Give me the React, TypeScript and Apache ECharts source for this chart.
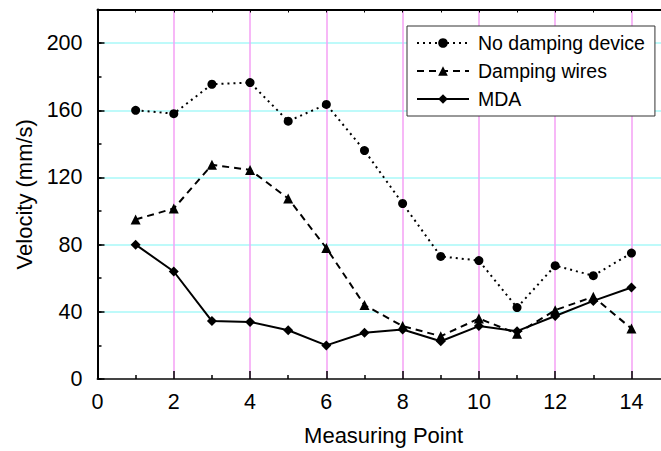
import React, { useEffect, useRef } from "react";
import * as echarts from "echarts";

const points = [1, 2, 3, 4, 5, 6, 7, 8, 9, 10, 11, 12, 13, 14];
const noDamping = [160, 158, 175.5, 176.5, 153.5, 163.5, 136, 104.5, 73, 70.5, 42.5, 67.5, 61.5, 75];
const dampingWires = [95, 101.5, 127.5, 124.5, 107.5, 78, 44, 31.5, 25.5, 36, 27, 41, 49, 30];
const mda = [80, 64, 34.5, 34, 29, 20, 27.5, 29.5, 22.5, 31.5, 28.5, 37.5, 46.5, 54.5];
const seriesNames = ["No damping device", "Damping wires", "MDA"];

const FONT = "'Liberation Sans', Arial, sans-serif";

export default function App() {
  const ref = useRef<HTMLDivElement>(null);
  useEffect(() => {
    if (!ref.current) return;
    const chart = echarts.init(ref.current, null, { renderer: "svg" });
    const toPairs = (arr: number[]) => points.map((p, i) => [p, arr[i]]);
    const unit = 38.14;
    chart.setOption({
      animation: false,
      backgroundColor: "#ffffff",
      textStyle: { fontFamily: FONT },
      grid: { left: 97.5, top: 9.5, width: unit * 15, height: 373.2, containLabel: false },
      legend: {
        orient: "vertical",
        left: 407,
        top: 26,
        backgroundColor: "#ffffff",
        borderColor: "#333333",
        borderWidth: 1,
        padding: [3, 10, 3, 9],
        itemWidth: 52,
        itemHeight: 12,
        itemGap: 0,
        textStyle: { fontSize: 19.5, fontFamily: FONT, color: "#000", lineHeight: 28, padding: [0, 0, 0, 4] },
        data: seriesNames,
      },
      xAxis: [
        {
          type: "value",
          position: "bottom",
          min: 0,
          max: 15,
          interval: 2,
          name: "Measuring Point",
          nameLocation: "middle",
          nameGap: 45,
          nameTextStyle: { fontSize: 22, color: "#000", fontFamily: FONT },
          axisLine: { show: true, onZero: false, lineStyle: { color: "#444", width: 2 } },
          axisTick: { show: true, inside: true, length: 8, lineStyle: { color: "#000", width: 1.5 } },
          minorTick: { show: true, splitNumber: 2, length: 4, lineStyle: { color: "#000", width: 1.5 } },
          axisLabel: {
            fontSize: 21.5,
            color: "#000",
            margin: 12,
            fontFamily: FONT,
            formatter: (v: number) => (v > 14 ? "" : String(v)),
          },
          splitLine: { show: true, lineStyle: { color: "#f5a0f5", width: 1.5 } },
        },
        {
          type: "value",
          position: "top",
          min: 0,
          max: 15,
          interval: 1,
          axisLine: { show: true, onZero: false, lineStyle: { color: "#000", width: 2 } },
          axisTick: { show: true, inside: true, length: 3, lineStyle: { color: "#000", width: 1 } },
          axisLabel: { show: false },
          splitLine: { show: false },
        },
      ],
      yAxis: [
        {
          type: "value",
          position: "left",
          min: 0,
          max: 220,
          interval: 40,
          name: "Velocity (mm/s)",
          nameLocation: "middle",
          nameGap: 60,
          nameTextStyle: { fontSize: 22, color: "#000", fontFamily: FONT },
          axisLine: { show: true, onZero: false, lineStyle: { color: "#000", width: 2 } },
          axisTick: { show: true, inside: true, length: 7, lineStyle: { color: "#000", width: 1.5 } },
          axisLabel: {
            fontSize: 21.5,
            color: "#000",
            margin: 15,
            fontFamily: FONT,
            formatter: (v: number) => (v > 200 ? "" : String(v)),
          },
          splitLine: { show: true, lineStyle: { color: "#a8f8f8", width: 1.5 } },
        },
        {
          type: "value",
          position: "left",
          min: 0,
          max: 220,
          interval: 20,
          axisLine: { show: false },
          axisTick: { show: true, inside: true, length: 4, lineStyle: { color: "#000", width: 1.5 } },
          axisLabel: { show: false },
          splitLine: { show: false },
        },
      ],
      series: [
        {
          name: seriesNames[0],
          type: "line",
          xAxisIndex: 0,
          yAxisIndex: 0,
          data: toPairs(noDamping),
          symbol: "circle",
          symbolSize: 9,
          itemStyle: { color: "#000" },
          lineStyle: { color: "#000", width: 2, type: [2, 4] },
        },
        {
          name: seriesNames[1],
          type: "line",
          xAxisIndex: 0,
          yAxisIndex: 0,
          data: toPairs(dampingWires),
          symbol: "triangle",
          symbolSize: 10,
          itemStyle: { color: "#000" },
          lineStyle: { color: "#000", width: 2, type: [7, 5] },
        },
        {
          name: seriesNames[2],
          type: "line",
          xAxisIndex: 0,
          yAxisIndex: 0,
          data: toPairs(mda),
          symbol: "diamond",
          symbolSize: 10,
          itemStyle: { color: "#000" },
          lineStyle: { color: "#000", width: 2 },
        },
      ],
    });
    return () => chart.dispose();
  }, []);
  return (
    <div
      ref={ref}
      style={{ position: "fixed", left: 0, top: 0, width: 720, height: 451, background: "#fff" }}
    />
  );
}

* * *

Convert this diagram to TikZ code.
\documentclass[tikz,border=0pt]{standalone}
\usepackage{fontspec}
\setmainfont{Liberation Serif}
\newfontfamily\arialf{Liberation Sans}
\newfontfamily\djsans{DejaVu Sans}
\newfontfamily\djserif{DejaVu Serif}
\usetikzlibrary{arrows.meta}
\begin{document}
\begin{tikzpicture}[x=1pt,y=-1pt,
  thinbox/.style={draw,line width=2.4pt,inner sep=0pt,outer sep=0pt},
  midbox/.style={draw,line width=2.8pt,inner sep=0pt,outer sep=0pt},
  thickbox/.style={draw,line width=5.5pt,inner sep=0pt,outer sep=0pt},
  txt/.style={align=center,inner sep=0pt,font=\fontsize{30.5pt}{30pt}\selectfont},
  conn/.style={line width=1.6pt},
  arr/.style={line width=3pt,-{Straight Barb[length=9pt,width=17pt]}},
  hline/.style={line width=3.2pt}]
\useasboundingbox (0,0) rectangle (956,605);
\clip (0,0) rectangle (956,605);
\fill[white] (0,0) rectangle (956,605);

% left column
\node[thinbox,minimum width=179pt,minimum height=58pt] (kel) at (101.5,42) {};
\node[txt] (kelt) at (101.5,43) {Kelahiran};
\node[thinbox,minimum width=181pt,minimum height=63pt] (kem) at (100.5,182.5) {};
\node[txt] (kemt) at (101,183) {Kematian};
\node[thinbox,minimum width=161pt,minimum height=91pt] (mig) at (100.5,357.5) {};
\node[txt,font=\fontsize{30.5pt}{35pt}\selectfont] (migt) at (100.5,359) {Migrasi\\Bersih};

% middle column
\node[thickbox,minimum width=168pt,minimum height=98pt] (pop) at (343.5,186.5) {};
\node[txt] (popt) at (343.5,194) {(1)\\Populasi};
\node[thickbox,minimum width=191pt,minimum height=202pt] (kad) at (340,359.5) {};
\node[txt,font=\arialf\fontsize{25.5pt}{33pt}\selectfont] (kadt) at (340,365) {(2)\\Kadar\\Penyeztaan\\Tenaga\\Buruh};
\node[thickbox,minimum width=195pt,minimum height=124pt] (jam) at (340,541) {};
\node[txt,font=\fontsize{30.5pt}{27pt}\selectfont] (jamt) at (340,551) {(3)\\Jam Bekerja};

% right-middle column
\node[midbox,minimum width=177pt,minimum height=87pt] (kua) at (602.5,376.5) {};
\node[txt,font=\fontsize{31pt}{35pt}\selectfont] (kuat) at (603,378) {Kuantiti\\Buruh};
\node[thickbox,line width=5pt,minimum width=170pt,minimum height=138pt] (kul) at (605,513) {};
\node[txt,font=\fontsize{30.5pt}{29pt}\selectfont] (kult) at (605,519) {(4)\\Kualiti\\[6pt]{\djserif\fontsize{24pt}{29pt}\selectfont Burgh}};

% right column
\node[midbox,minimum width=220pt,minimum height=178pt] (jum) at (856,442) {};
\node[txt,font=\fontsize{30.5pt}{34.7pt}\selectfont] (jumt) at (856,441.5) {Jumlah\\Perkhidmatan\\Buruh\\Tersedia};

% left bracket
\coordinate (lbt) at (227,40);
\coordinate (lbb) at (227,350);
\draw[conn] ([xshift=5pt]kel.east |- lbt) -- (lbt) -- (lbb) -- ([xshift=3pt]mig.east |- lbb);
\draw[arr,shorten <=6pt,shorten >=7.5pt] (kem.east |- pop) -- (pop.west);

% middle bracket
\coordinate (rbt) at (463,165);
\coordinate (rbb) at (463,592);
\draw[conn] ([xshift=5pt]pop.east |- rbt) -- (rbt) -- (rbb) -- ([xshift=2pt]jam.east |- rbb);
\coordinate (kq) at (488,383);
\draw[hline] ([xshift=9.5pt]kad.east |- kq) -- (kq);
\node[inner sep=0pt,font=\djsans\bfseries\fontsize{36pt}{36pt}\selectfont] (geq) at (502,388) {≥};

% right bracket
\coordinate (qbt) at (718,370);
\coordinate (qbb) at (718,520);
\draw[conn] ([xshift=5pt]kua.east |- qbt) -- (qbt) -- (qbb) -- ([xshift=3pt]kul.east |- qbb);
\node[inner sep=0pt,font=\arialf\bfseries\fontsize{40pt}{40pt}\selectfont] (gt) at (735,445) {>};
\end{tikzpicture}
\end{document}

◆ **TASK DETAILS**
Begin with the line that has "Convert this diagram to TikZ code." in the listing above and end after the line that has "(migt) at (100.5,359)"; output those lines exactly.

◆ **OUTPUT**
Convert this diagram to TikZ code.
\documentclass[tikz,border=0pt]{standalone}
\usepackage{fontspec}
\setmainfont{Liberation Serif}
\newfontfamily\arialf{Liberation Sans}
\newfontfamily\djsans{DejaVu Sans}
\newfontfamily\djserif{DejaVu Serif}
\usetikzlibrary{arrows.meta}
\begin{document}
\begin{tikzpicture}[x=1pt,y=-1pt,
  thinbox/.style={draw,line width=2.4pt,inner sep=0pt,outer sep=0pt},
  midbox/.style={draw,line width=2.8pt,inner sep=0pt,outer sep=0pt},
  thickbox/.style={draw,line width=5.5pt,inner sep=0pt,outer sep=0pt},
  txt/.style={align=center,inner sep=0pt,font=\fontsize{30.5pt}{30pt}\selectfont},
  conn/.style={line width=1.6pt},
  arr/.style={line width=3pt,-{Straight Barb[length=9pt,width=17pt]}},
  hline/.style={line width=3.2pt}]
\useasboundingbox (0,0) rectangle (956,605);
\clip (0,0) rectangle (956,605);
\fill[white] (0,0) rectangle (956,605);

% left column
\node[thinbox,minimum width=179pt,minimum height=58pt] (kel) at (101.5,42) {};
\node[txt] (kelt) at (101.5,43) {Kelahiran};
\node[thinbox,minimum width=181pt,minimum height=63pt] (kem) at (100.5,182.5) {};
\node[txt] (kemt) at (101,183) {Kematian};
\node[thinbox,minimum width=161pt,minimum height=91pt] (mig) at (100.5,357.5) {};
\node[txt,font=\fontsize{30.5pt}{35pt}\selectfont] (migt) at (100.5,359) {Migrasi\\Bersih};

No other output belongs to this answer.